Nancy A. Melville

May 28, 2014

ORLANDO, Florida — In patients with primary open-angle glaucoma who have failed to respond to medication, microinvasive glaucoma surgery with the CyPass Micro-Stent (Transcend Medical) is safe and can lead to a sustained reduction in intraocular pressure, a new study shows.

"This as an important option for patients who were looking at trabeculectomy," said lead investigator Randy Craven, MD, associate professor of ophthalmology at the Wilmer Eye Institute, Johns Hopkins School of Medicine, in Baltimore, Maryland.

"It does seem to have a low risk associated with it, and it potentially provides patients with an option aside from a filtering procedure to control the pressure," he added.

The stent is implanted into the supraciliary space through a 1.5 mm corneal incision, Dr. Craven explained.

"The implantation is similar to the iStent," he said. "The device is placed across the anterior chamber and you make a small cleft into the supraciliary space and place the device into the suprachoroidal space."

Dr. Craven presented results from the multicenter, single-group DUETTE study here at Association for Research in Vision and Ophthalmology 2014 Annual Meeting.

The 65 patients implanted with the CyPass microstent had primary open-angle glaucoma and were refractory to topical glaucoma therapy.

At baseline, 69% of the patients were taking 2 or more medications, and all had medicated intraocular pressure levels of at least 21 mm Hg (mean, 24.5 mm Hg).

At 12 months, results were available for 47 patients.

Overall, there was a 32% reduction in pressure from baseline (P < .0001), to a mean of 16.7 mm Hg. In addition, medication use declined from a mean of 2.2 drugs at baseline to 1.5 at 12 months (P = .008).

The procedure had a good safely profile, with no retinal complications, hypotony maculopathy, bleb-related complications, or suprachoroidal hemorrhage.

Currently, the US Food and Drug Administration requires that microinvasive glaucoma surgery be performed in combination with cataract surgery.

"This, in my opinion, is missing a significant number of patients who will benefit from the procedure," Dr. Craven told Medscape Medical News.

The ability to perform such surgery on its own "could be critically important in an array of patient cases," he explained. An example could be a pseudophakic patient with clear contraindications to either filtration or tube surgery, such as someone taking warfarin.

"If you have risks, why not do the procedure that has less morbidity?" he asked.

Dr. Craven emphasized that patient selection is key to the procedure's success. In this study, intraocular pressure ranged from 21 to 35 mm Hg in patients who were taking 1 to 4 pressure-lowering medications.

He added that patients "could be pseudophakic or phakic with a need to lower pressure because medication options were exhausted, or close to that."
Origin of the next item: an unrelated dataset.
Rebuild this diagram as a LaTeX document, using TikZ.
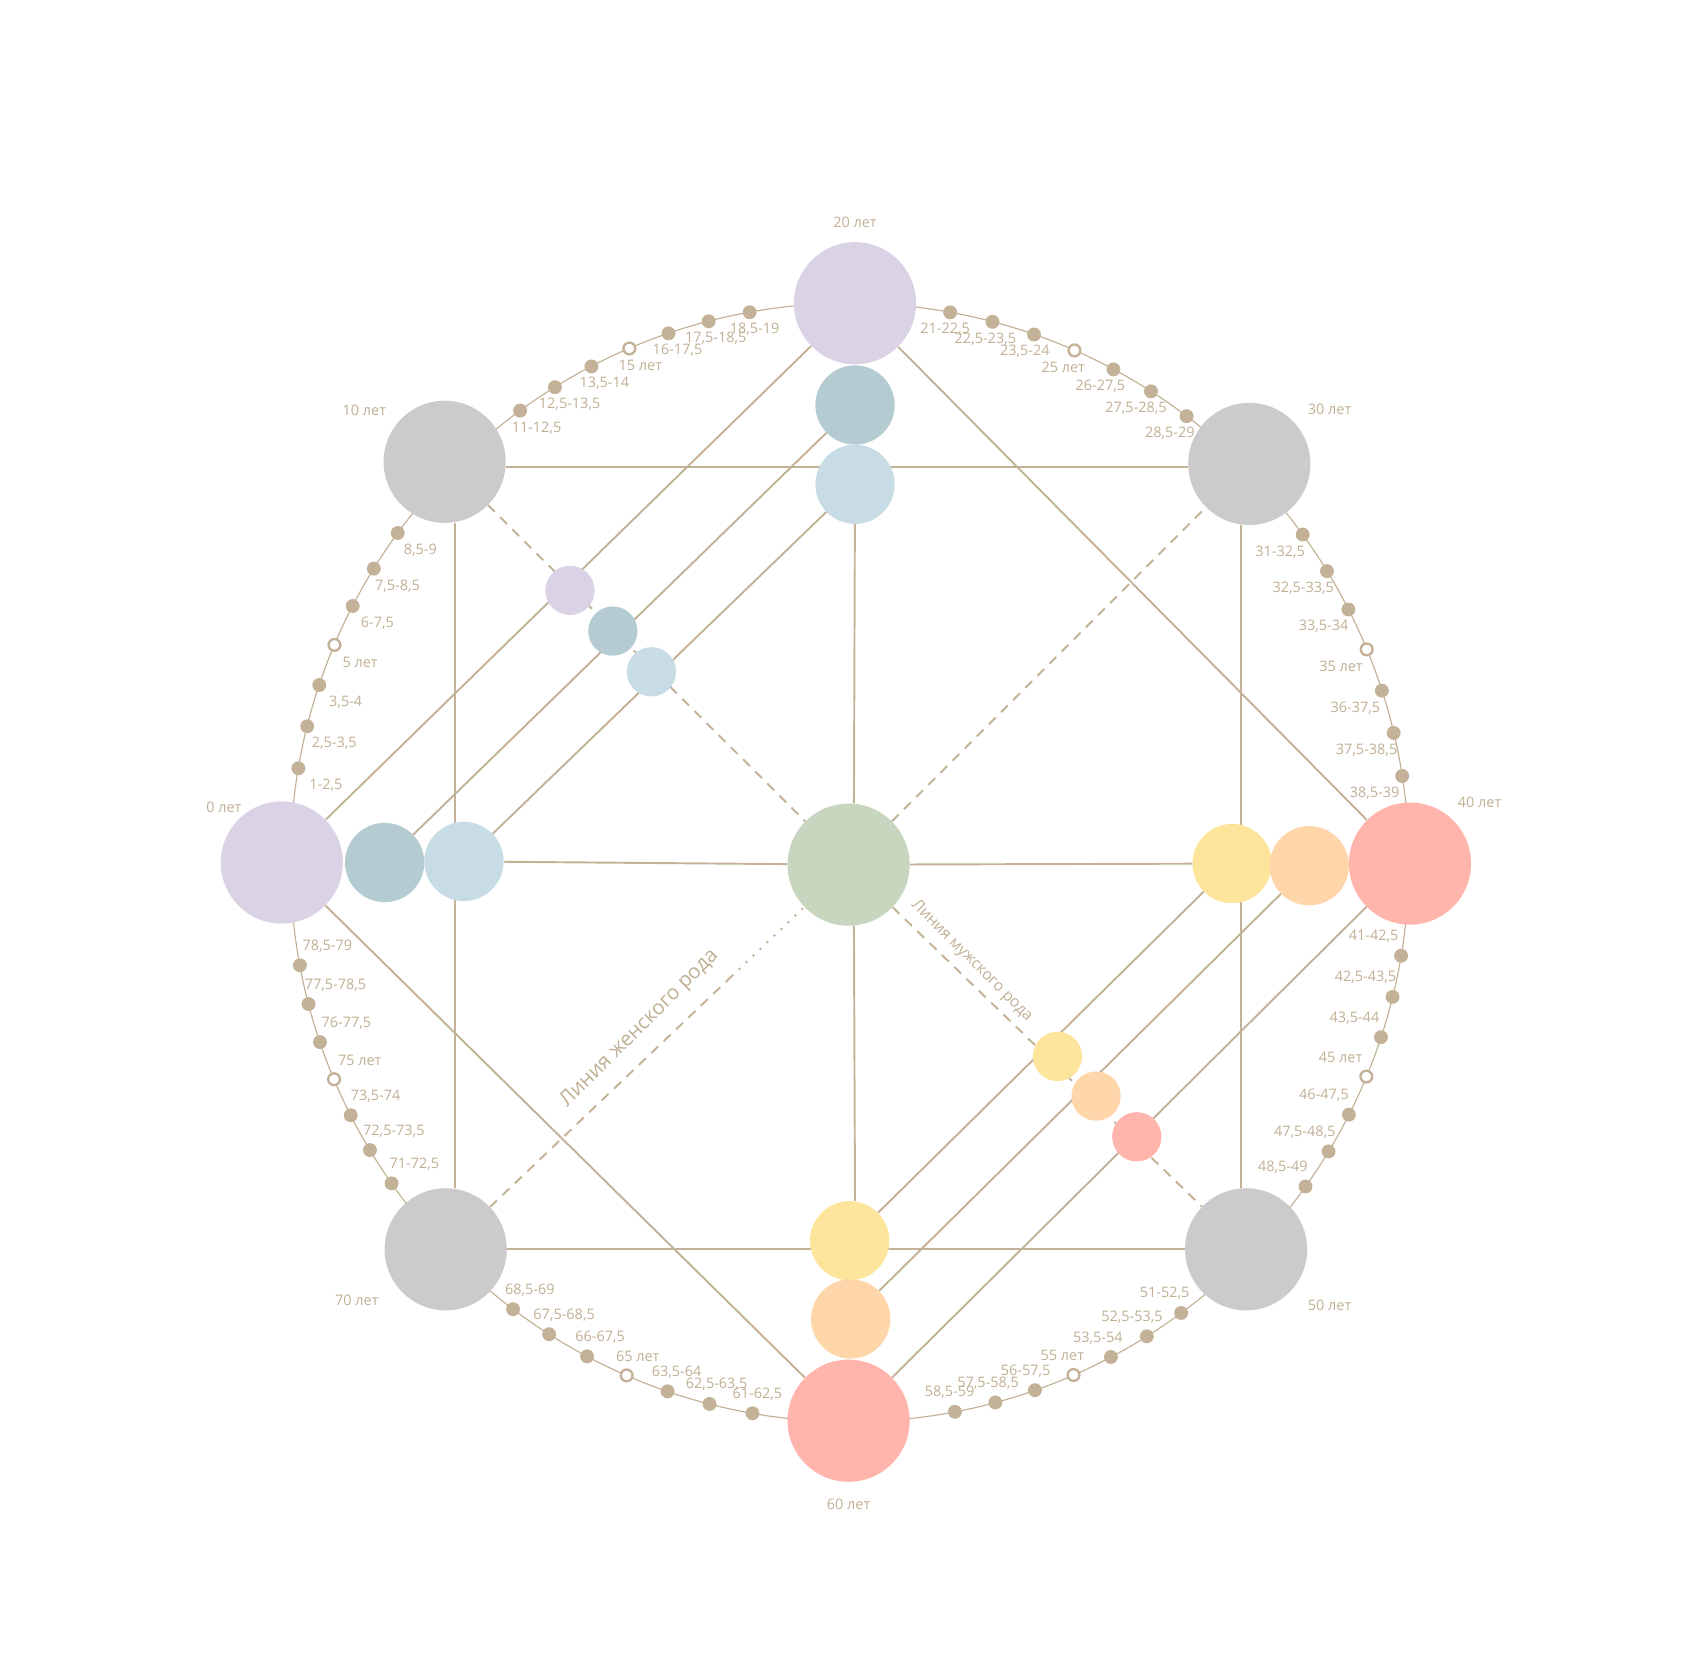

Patients were ineligible for the procedure if they had glaucoma that was acute-angle closure, traumatic, congenital, malignant, uveitic, or neovascular, or if they had undergone previous incisional glaucoma surgery or any combined cataract-glaucoma procedure.

"Basically, we took patients who might have undergone a trabeculectomy and did the CyPass instead," Dr. Craven explained.

Microinvasive glaucoma surgery is a great option when safety is more desirable than pressure reduction, "or when you don't mind adding a medication to help get the intraocular pressure to the level you want," he added.

"For me, that fits with a lot of my patients. I am bullish on this procedure. I bet that someday it will surpass filtration procedures. I have been doing it for almost 10 years now," he said, and if there were serious risks, "there would have been some problem surface by now with the iStent, Hydrus, or CyPass."

"Microinvasive glaucoma surgery used outside of combined surgery may, in my opinion, be our largest service to the glaucoma patient community," he said.

There are potential benefits with standalone microinvasive glaucoma surgery, agreed Shlomo Melamed, MD, PhD, professor of ophthalmology at Tel Aviv University in Israel, who attended the presentation.

"I think the take-home message from this is that glaucoma surgeons shouldn't be afraid of the supraciliary space anymore," he said.

"There have been many studies showing similar results and we haven't seen any significant problems, so we should have confidence in this," Dr. Melamed pointed out.

Dr. Craven reports that he is a consultant with Glaukos and Transcend Medical. Dr. Melamed has received grants for clinical investigations from IOPtima, Allergan, Eyetechcare, Solx, and Ellex.

Association for Research in Vision and Ophthalmology (ARVO) 2014 Annual Meeting: Abstract 821. Presented May 5, 2014.